1

I have the following little script:

#!/bin/bash
cd ~

thunderbird &
firefox &

sudo apt-get update
sudo apt-get upgrade

It worked for the last two years, but for a few days it skips the password prompt. Output (without any actions from me, except starting the script):

me@UBUNTU:~$ sh goodmorningscript.sh 
[sudo] password for me: 
[sudo] password for me: 
me@UBUNTU:~$

It just runs through, without stopping and waiting on the password prompt. I don't want a solution without entering my password.

What could have caused my Ubuntu to skip the prompt and how can I solve it?

Note: If I manually enter sudo commands, the prompt works as expected.


GNU bash, version 4.4.19(1)-release (x86_64-pc-linux-gnu)

Ubuntu 18.04.1 LTS


I found one possible solution, that works in my case. If the sudo command comes before the ones with &, the password prompt works as expected:

#!/bin/bash
cd ~

sudo apt-get update
sudo apt-get upgrade

thunderbird &
firefox &

I still don't know why, but maybe this helps.

2
  • 1
    Do the apt-get commands actually run? or do you just see two password prompts and then nothing? Is the behavior different if you run the script directly ./goodmorningscript.sh rather than via sh? Feb 5, 2019 at 16:48
  • apt-get commands run as expected (with pw-prompt). If I run it with ./ it behaves the same.
    – izlin
    Feb 6, 2019 at 7:54

2 Answers 2

1

I had the same problem when using the terminal. Just restarting the terminal fixed it for me.

1
  • Yep! I just had the same problem (not inside a script, just executing a command) and a terminal restart fixed it. Not sure what caused it. Oct 15, 2019 at 22:37
-1

It is most likely that you have used sudo (with some other command) before executing your script.

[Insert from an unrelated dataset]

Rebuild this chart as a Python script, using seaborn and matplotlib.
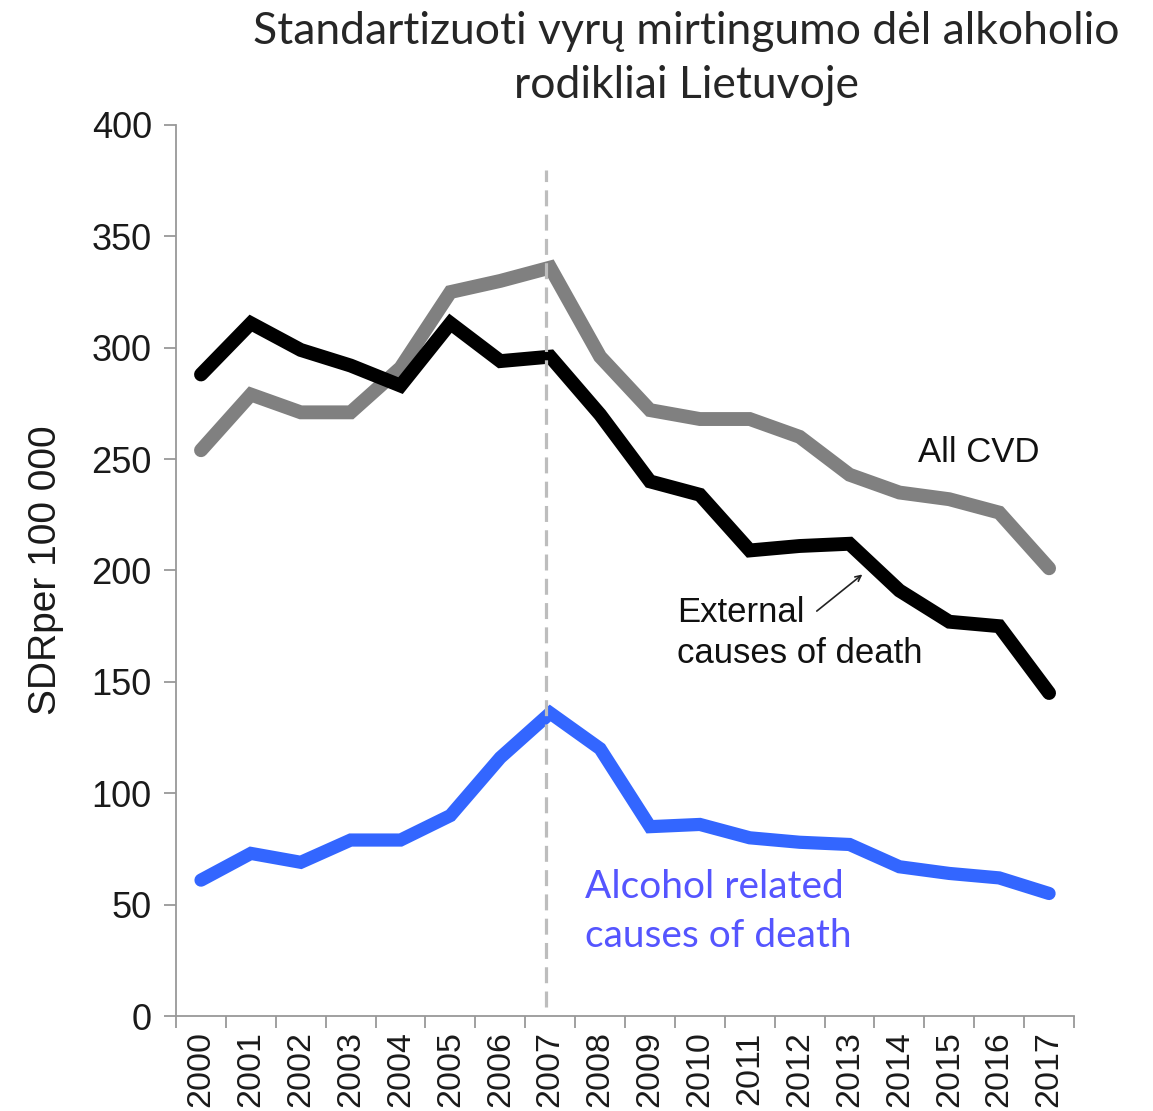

sudo effect stays for a while (default 15 minutes). Try waiting for a couple of minutes. Or close and reopen your terminal and try again.

If the same behaviour persists a bit more information will be required in that case. Run sudo -l and paste the output here

3
  • 1
    I think this would be better suited for a comment at this point, as we don't yet have enough information...
    – j-money
    Feb 5, 2019 at 12:54
  • 2
    I don't think there would be a password prompt in that case Feb 5, 2019 at 14:15
  • It is the first thing I execute in the terminal, so there is no sudo from earier.